Quite a different dimension of the problem would emerge when it is observed that the dilution of the domestic ownership norm is only a part of the problem of growing encroachment on media autonomy. As the veteran media analyst and market researcher Dr. N. Bhaskara Rao, chairman of the Delhi-based Centre for Media Studies, has pointed out, creeping foreign influence has been a fact of life in the Indian media industry over the decade of liberalisation. Over this period of time, foreign ownership and control in the two pivotal industries of market research and advertising has grown, he observes. While market research sets the benchmarks for the media industry, the advertising industry is the channel through which its main revenues flow.
Bhaskara Rao asserts that today it is impossible to find a major market research or advertising firm that is not controlled by foreign capital. The implications that market research may have for the television medium were recently highlighted when allegations surfaced of rampant manipulation of the "Television Rating Points" system, which was introduced as a device to enable advertising agencies to plan media campaigns. As a veteran of several National Readership Surveys, Bhaskara Rao is aware of the pressures that could be brought to bear on research agencies, whose findings could often govern the disposition of massive advertising budgets.
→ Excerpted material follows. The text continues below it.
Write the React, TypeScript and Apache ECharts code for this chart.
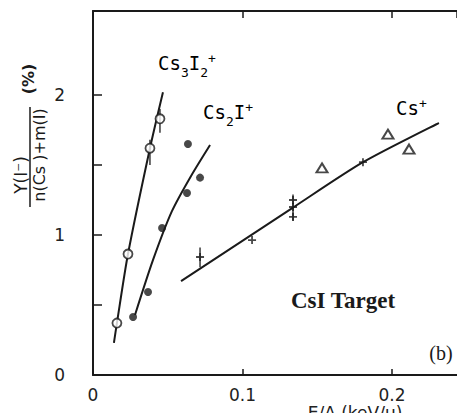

The influence of the advertising industry on the media is more direct. And it is significant in this respect that just when the Parliamentary Committee was finalising its reports on foreign investment in the print media, the Union Cabinet cleared a proposal to have 100 per cent foreign holding in the advertising industry. Ironically, this major development did not seem to exert any bearing at all on the concurrent debate on the autonomy and independence of the print media. But with the recent government decision on media ownership, the last bastion of sovereignty could well be under threat.
In the picturesque turn of phrase used by Bhaskara Rao, Meerut and Panipat fell with the intrusion of foreign capital into the advertising and market research industries. Delhi the capital has itself now been subverted from within and may not hold out much longer.